John Everett Millais

 

The Blind Girl

 

Date: 1856 

 

Materials: Oil on canvas

 

Blind to nature

Poverty and homelessness amongst children and the disabled  were a great social problem in Millais' time.

 

Here, together with the young girl, we witness the beauty of nature which is denied the older blind girl.

 

The alert expression and position of the hands of the blind girl show her effort to compensate through the other senses.

 

Accurate view

The background is an accurate view of Winchelsea in Sussex, though the painting  was completed in Perth, Scotland in 1855, where Millais settled after his marriage to Effie (formerly married to Ruskin).

 

Although 'The Blind Girl' is painted with typical attention to detail, Millais is considered by some to be less successful than Ford Madox Brown in capturing the effect of the fall of light on figures in the open air.

 

Scamped execution

'The Blind Girl' was criticized in 1857 when it won the Liverpool Academy's prize of £50. William Michael Rossetti said it was called "Crude" (referring to the squalor of the figures) and Brown said Millais had "scamped the execution" meaning that some parts of the work were richly detailed, whereas other parts were not.

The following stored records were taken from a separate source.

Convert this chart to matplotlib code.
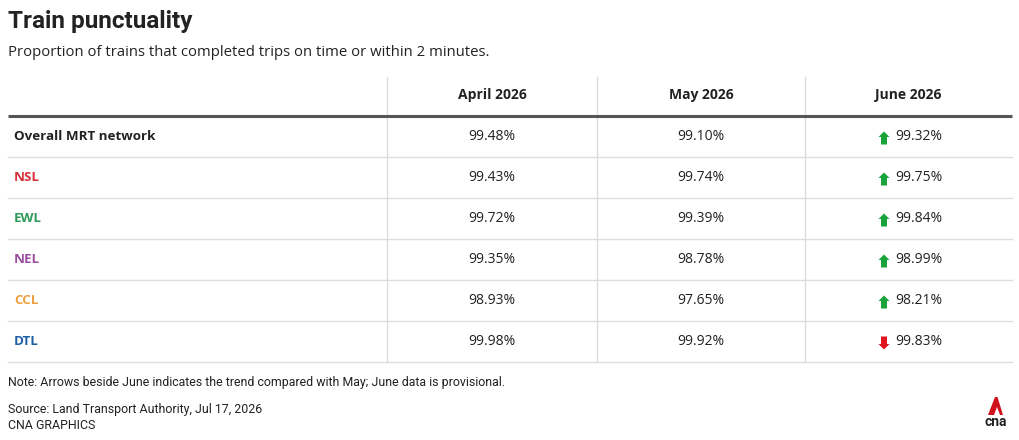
import matplotlib
matplotlib.use("Agg")
import matplotlib.pyplot as plt
from matplotlib.patches import Polygon

# ── data ──────────────────────────────────────────────────────────────────────
TITLE    = "Train punctuality"
SUBTITLE = "Proportion of trains that completed trips on time or within 2 minutes."
MONTHS   = ["April 2026", "May 2026", "June 2026"]
LINES    = ["Overall MRT network", "NSL", "EWL", "NEL", "CCL", "DTL"]
APRIL    = [99.48, 99.43, 99.72, 99.35, 98.93, 99.98]
MAY      = [99.10, 99.74, 99.39, 98.78, 97.65, 99.92]
JUNE     = [99.32, 99.75, 99.84, 98.99, 98.21, 99.83]
NOTE     = "Note: Arrows beside June indicates the trend compared with May; June data is provisional."
SOURCE   = "Source: Land Transport Authority, Jul 17, 2026"
CREDIT   = "CNA GRAPHICS"

LINE_COLORS = {
    "Overall MRT network": "#222222",
    "NSL": "#d6313a",
    "EWL": "#2e9a5a",
    "NEL": "#9b4fa0",
    "CCL": "#f0a040",
    "DTL": "#1f5fa6",
}
UP_COL, DOWN_COL = "#1aa33a", "#e0141e"
TXT   = "#222222"
GRID  = "#dddddd"

NARROW = ["Roboto", "DejaVu Sans"]
BOLD   = ["Open Sans", "DejaVu Sans"]
BODY   = ["Open Sans", "DejaVu Sans"]

# ── layout (pixels) ───────────────────────────────────────────────────────────
W, H      = 1020, 440
LEFT, RIGHT = 8, 1012
COL_EDGES = [387, 597, 805, RIGHT]
HEAD_TOP, HEAD_BOT = 77, 116
ROW_H     = 41


def arrow(ax, cx, cy, up, color):
    hw, sw, hh, tot = 5.5, 3.0, 5.5, 13
    s = -1 if up else 1          # y axis points down
    tip = cy + s * tot / 2
    base = cy - s * tot / 2
    neck = tip - s * hh
    pts = [(cx, tip), (cx + hw, neck), (cx + sw, neck), (cx + sw, base),
           (cx - sw, base), (cx - sw, neck), (cx - hw, neck)]
    ax.add_patch(Polygon(pts, closed=True, color=color, lw=0))


fig = plt.figure(figsize=(W / 100, H / 100), dpi=100)
ax = fig.add_axes([0, 0, 1, 1])
ax.set_xlim(0, W); ax.set_ylim(H, 0); ax.axis("off")

ax.text(8, 28, TITLE, family=NARROW, fontsize=17.5, fontweight="bold", color=TXT, va="baseline")
ax.text(8, 56, SUBTITLE, family=BODY, fontsize=10.7, color=TXT, va="baseline")

# header
centers = [(COL_EDGES[i] + COL_EDGES[i + 1]) / 2 for i in range(3)]
for cx, m in zip(centers, MONTHS):
    ax.text(cx, (HEAD_TOP + HEAD_BOT) / 2 - 1, m, family=BOLD, fontsize=10, fontweight="bold",
            color=TXT, ha="center", va="center")

n = len(LINES)
bottom = HEAD_BOT + n * ROW_H
for x in COL_EDGES[:-1]:
    ax.plot([x, x], [HEAD_TOP, bottom], color=GRID, lw=1)
ax.plot([LEFT, RIGHT], [HEAD_BOT, HEAD_BOT], color="#555555", lw=2.2, solid_capstyle="butt")

for i, name in enumerate(LINES):
    yc = HEAD_BOT + ROW_H * (i + 0.5)
    yb = HEAD_BOT + ROW_H * (i + 1)
    ax.plot([LEFT, RIGHT], [yb, yb], color=GRID, lw=1)
    ax.text(14, yc, name, family=BOLD, fontsize=9.6, fontweight="bold",
            color=LINE_COLORS[name], ha="left", va="center")
    ax.text(centers[0], yc, f"{APRIL[i]:.2f}%", family=BODY, fontsize=10, color=TXT,
            ha="center", va="center")
    ax.text(centers[1], yc, f"{MAY[i]:.2f}%", family=BODY, fontsize=10, color=TXT,
            ha="center", va="center")
    up = JUNE[i] > MAY[i]
    arrow(ax, centers[2] - 24.5, yc + 1.5, up, UP_COL if up else DOWN_COL)
    ax.text(centers[2] - 13.5, yc, f"{JUNE[i]:.2f}%", family=BODY, fontsize=10, color=TXT,
            ha="left", va="center")

# footer
ax.text(8, 386, NOTE, family=NARROW, fontsize=8.95, color=TXT, va="baseline")
ax.text(8, 413, SOURCE, family=NARROW, fontsize=8.95, color=TXT, va="baseline")
ax.text(8, 429, CREDIT, family=NARROW, fontsize=8.95, color=TXT, va="baseline")

# CNA logo
ax.add_patch(Polygon([(988, 415), (995, 397), (997.5, 397), (1003, 415), (1000, 415),
                      (997, 407), (994, 415)], closed=True, color="#d0111b", lw=0))
ax.text(995.5, 422, "cna", family=NARROW, fontsize=10, fontweight="bold", color=TXT,
        ha="center", va="center")

fig.savefig("out.png", dpi=100)
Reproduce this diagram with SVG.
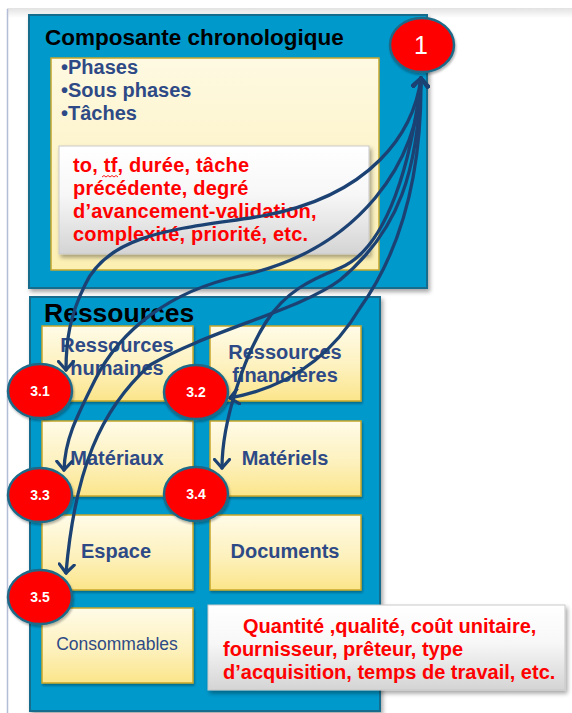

This was almost certainly Millais's intention. 

 

Painted in sunlight

"I had a cloth over my forhead [sic] and this was a little relief but several times I was as sick as possible." Effie, suffering some discomfort as she sat in full sunlight  

 

"A most pathetic thought, treated in a spirit which may be called religious." William Michael Rossetti 

 

"Altogether the finest subject, a glorious one, a religious picture." Ford Madox Brown on first seeing the picture.